» **Direction**
Word for word, give the material below again, minus any images.

» **Information provided**
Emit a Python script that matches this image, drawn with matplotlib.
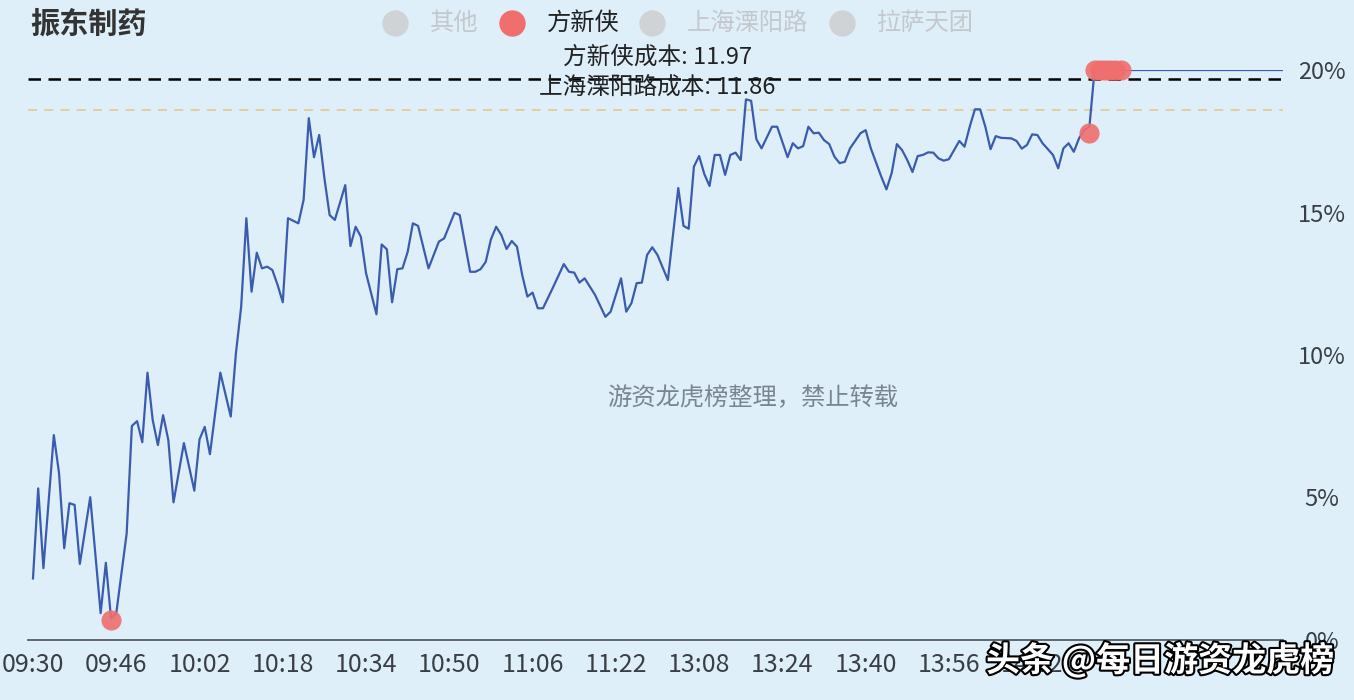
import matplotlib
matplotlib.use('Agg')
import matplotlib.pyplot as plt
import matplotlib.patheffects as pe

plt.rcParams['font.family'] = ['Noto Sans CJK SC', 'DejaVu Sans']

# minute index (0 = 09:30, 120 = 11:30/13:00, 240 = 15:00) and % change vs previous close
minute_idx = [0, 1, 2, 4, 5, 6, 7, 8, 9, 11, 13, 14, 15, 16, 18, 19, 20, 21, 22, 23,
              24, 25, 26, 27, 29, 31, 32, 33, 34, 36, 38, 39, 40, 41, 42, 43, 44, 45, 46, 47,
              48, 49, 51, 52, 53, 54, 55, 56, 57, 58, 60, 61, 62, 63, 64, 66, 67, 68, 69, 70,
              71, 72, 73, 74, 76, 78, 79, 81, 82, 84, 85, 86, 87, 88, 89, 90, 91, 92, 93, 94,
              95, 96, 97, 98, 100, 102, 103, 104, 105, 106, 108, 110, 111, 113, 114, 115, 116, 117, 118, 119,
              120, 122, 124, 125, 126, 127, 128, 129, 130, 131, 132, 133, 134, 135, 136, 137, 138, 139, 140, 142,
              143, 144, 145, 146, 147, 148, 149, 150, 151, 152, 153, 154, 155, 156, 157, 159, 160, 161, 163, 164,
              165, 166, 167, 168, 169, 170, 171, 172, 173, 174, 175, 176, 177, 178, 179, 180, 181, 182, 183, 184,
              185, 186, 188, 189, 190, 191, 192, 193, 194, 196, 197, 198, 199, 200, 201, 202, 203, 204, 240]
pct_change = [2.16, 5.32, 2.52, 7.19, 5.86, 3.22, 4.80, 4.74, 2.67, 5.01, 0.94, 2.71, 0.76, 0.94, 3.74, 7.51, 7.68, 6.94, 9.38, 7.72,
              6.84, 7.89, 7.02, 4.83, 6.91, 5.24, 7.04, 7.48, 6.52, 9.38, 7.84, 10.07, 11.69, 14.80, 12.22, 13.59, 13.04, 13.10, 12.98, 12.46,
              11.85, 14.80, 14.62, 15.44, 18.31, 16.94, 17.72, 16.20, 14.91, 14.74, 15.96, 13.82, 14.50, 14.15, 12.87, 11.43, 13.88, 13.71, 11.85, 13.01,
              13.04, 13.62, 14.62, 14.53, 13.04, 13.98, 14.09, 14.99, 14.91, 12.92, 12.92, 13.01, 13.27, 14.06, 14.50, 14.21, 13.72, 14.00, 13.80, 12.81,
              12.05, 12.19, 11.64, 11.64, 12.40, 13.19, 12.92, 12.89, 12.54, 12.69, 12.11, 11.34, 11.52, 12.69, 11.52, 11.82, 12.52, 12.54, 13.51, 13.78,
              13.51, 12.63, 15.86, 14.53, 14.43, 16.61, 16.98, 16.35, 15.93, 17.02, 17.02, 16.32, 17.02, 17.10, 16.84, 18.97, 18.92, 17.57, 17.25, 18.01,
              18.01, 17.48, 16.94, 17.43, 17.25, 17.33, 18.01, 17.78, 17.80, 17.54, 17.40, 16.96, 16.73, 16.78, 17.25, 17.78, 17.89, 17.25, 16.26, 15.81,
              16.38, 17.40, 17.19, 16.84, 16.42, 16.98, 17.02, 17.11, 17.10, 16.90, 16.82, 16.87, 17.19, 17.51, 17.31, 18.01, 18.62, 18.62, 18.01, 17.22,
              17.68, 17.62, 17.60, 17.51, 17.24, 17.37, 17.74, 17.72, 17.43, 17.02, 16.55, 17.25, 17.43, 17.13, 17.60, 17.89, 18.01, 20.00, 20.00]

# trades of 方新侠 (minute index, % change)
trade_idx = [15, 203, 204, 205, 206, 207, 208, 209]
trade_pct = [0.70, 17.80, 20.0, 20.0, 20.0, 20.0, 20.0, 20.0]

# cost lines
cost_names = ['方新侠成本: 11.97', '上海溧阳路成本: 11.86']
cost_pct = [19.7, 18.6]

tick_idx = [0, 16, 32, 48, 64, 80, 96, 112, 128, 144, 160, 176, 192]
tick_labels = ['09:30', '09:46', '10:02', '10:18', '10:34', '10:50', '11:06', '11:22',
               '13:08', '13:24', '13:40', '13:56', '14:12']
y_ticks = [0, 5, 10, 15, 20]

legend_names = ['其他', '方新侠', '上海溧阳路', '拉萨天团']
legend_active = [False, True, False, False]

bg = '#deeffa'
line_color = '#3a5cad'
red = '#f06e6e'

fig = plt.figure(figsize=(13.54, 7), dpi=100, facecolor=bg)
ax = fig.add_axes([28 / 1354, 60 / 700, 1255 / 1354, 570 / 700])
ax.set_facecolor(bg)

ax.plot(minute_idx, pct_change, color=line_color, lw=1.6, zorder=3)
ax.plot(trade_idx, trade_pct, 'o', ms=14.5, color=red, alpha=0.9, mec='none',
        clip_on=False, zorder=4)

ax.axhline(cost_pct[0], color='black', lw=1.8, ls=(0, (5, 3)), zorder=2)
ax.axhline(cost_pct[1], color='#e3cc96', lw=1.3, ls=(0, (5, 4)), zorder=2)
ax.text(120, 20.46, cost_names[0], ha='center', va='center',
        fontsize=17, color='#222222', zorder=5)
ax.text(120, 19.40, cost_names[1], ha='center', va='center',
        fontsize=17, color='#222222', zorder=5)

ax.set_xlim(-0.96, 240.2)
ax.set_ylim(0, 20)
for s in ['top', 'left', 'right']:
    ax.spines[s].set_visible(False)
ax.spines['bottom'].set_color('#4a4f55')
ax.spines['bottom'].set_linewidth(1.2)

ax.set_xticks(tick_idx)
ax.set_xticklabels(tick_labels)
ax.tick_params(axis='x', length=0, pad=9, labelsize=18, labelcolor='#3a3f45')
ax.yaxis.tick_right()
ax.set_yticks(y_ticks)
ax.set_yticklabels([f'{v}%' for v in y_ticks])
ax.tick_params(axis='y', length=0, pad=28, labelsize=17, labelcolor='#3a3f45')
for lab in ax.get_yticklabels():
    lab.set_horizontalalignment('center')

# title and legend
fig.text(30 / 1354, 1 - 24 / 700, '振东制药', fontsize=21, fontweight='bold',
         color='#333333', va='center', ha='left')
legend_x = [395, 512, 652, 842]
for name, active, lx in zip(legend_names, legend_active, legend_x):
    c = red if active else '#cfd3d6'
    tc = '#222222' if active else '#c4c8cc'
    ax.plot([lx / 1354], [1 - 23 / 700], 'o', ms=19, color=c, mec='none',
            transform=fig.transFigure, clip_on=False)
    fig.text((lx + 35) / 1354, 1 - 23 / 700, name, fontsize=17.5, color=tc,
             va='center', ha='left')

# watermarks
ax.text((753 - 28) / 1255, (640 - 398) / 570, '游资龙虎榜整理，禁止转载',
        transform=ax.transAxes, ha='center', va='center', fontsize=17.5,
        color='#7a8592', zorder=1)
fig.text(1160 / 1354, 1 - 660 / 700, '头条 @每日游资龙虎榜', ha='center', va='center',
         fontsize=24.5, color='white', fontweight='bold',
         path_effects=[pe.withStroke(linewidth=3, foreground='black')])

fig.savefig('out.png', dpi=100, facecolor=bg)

» **Reply**
Emit a Python script that matches this image, drawn with matplotlib.
import matplotlib
matplotlib.use('Agg')
import matplotlib.pyplot as plt
import matplotlib.patheffects as pe

plt.rcParams['font.family'] = ['Noto Sans CJK SC', 'DejaVu Sans']

# minute index (0 = 09:30, 120 = 11:30/13:00, 240 = 15:00) and % change vs previous close
minute_idx = [0, 1, 2, 4, 5, 6, 7, 8, 9, 11, 13, 14, 15, 16, 18, 19, 20, 21, 22, 23,
              24, 25, 26, 27, 29, 31, 32, 33, 34, 36, 38, 39, 40, 41, 42, 43, 44, 45, 46, 47,
              48, 49, 51, 52, 53, 54, 55, 56, 57, 58, 60, 61, 62, 63, 64, 66, 67, 68, 69, 70,
              71, 72, 73, 74, 76, 78, 79, 81, 82, 84, 85, 86, 87, 88, 89, 90, 91, 92, 93, 94,
              95, 96, 97, 98, 100, 102, 103, 104, 105, 106, 108, 110, 111, 113, 114, 115, 116, 117, 118, 119,
              120, 122, 124, 125, 126, 127, 128, 129, 130, 131, 132, 133, 134, 135, 136, 137, 138, 139, 140, 142,
              143, 144, 145, 146, 147, 148, 149, 150, 151, 152, 153, 154, 155, 156, 157, 159, 160, 161, 163, 164,
              165, 166, 167, 168, 169, 170, 171, 172, 173, 174, 175, 176, 177, 178, 179, 180, 181, 182, 183, 184,
              185, 186, 188, 189, 190, 191, 192, 193, 194, 196, 197, 198, 199, 200, 201, 202, 203, 204, 240]
pct_change = [2.16, 5.32, 2.52, 7.19, 5.86, 3.22, 4.80, 4.74, 2.67, 5.01, 0.94, 2.71, 0.76, 0.94, 3.74, 7.51, 7.68, 6.94, 9.38, 7.72,
              6.84, 7.89, 7.02, 4.83, 6.91, 5.24, 7.04, 7.48, 6.52, 9.38, 7.84, 10.07, 11.69, 14.80, 12.22, 13.59, 13.04, 13.10, 12.98, 12.46,
              11.85, 14.80, 14.62, 15.44, 18.31, 16.94, 17.72, 16.20, 14.91, 14.74, 15.96, 13.82, 14.50, 14.15, 12.87, 11.43, 13.88, 13.71, 11.85, 13.01,
              13.04, 13.62, 14.62, 14.53, 13.04, 13.98, 14.09, 14.99, 14.91, 12.92, 12.92, 13.01, 13.27, 14.06, 14.50, 14.21, 13.72, 14.00, 13.80, 12.81,
              12.05, 12.19, 11.64, 11.64, 12.40, 13.19, 12.92, 12.89, 12.54, 12.69, 12.11, 11.34, 11.52, 12.69, 11.52, 11.82, 12.52, 12.54, 13.51, 13.78,
              13.51, 12.63, 15.86, 14.53, 14.43, 16.61, 16.98, 16.35, 15.93, 17.02, 17.02, 16.32, 17.02, 17.10, 16.84, 18.97, 18.92, 17.57, 17.25, 18.01,
              18.01, 17.48, 16.94, 17.43, 17.25, 17.33, 18.01, 17.78, 17.80, 17.54, 17.40, 16.96, 16.73, 16.78, 17.25, 17.78, 17.89, 17.25, 16.26, 15.81,
              16.38, 17.40, 17.19, 16.84, 16.42, 16.98, 17.02, 17.11, 17.10, 16.90, 16.82, 16.87, 17.19, 17.51, 17.31, 18.01, 18.62, 18.62, 18.01, 17.22,
              17.68, 17.62, 17.60, 17.51, 17.24, 17.37, 17.74, 17.72, 17.43, 17.02, 16.55, 17.25, 17.43, 17.13, 17.60, 17.89, 18.01, 20.00, 20.00]

# trades of 方新侠 (minute index, % change)
trade_idx = [15, 203, 204, 205, 206, 207, 208, 209]
trade_pct = [0.70, 17.80, 20.0, 20.0, 20.0, 20.0, 20.0, 20.0]

# cost lines
cost_names = ['方新侠成本: 11.97', '上海溧阳路成本: 11.86']
cost_pct = [19.7, 18.6]

tick_idx = [0, 16, 32, 48, 64, 80, 96, 112, 128, 144, 160, 176, 192]
tick_labels = ['09:30', '09:46', '10:02', '10:18', '10:34', '10:50', '11:06', '11:22',
               '13:08', '13:24', '13:40', '13:56', '14:12']
y_ticks = [0, 5, 10, 15, 20]

legend_names = ['其他', '方新侠', '上海溧阳路', '拉萨天团']
legend_active = [False, True, False, False]

bg = '#deeffa'
line_color = '#3a5cad'
red = '#f06e6e'

fig = plt.figure(figsize=(13.54, 7), dpi=100, facecolor=bg)
ax = fig.add_axes([28 / 1354, 60 / 700, 1255 / 1354, 570 / 700])
ax.set_facecolor(bg)

ax.plot(minute_idx, pct_change, color=line_color, lw=1.6, zorder=3)
ax.plot(trade_idx, trade_pct, 'o', ms=14.5, color=red, alpha=0.9, mec='none',
        clip_on=False, zorder=4)

ax.axhline(cost_pct[0], color='black', lw=1.8, ls=(0, (5, 3)), zorder=2)
ax.axhline(cost_pct[1], color='#e3cc96', lw=1.3, ls=(0, (5, 4)), zorder=2)
ax.text(120, 20.46, cost_names[0], ha='center', va='center',
        fontsize=17, color='#222222', zorder=5)
ax.text(120, 19.40, cost_names[1], ha='center', va='center',
        fontsize=17, color='#222222', zorder=5)

ax.set_xlim(-0.96, 240.2)
ax.set_ylim(0, 20)
for s in ['top', 'left', 'right']:
    ax.spines[s].set_visible(False)
ax.spines['bottom'].set_color('#4a4f55')
ax.spines['bottom'].set_linewidth(1.2)

ax.set_xticks(tick_idx)
ax.set_xticklabels(tick_labels)
ax.tick_params(axis='x', length=0, pad=9, labelsize=18, labelcolor='#3a3f45')
ax.yaxis.tick_right()
ax.set_yticks(y_ticks)
ax.set_yticklabels([f'{v}%' for v in y_ticks])
ax.tick_params(axis='y', length=0, pad=28, labelsize=17, labelcolor='#3a3f45')
for lab in ax.get_yticklabels():
    lab.set_horizontalalignment('center')

# title and legend
fig.text(30 / 1354, 1 - 24 / 700, '振东制药', fontsize=21, fontweight='bold',
         color='#333333', va='center', ha='left')
legend_x = [395, 512, 652, 842]
for name, active, lx in zip(legend_names, legend_active, legend_x):
    c = red if active else '#cfd3d6'
    tc = '#222222' if active else '#c4c8cc'
    ax.plot([lx / 1354], [1 - 23 / 700], 'o', ms=19, color=c, mec='none',
            transform=fig.transFigure, clip_on=False)
    fig.text((lx + 35) / 1354, 1 - 23 / 700, name, fontsize=17.5, color=tc,
             va='center', ha='left')

# watermarks
ax.text((753 - 28) / 1255, (640 - 398) / 570, '游资龙虎榜整理，禁止转载',
        transform=ax.transAxes, ha='center', va='center', fontsize=17.5,
        color='#7a8592', zorder=1)
fig.text(1160 / 1354, 1 - 660 / 700, '头条 @每日游资龙虎榜', ha='center', va='center',
         fontsize=24.5, color='white', fontweight='bold',
         path_effects=[pe.withStroke(linewidth=3, foreground='black')])

fig.savefig('out.png', dpi=100, facecolor=bg)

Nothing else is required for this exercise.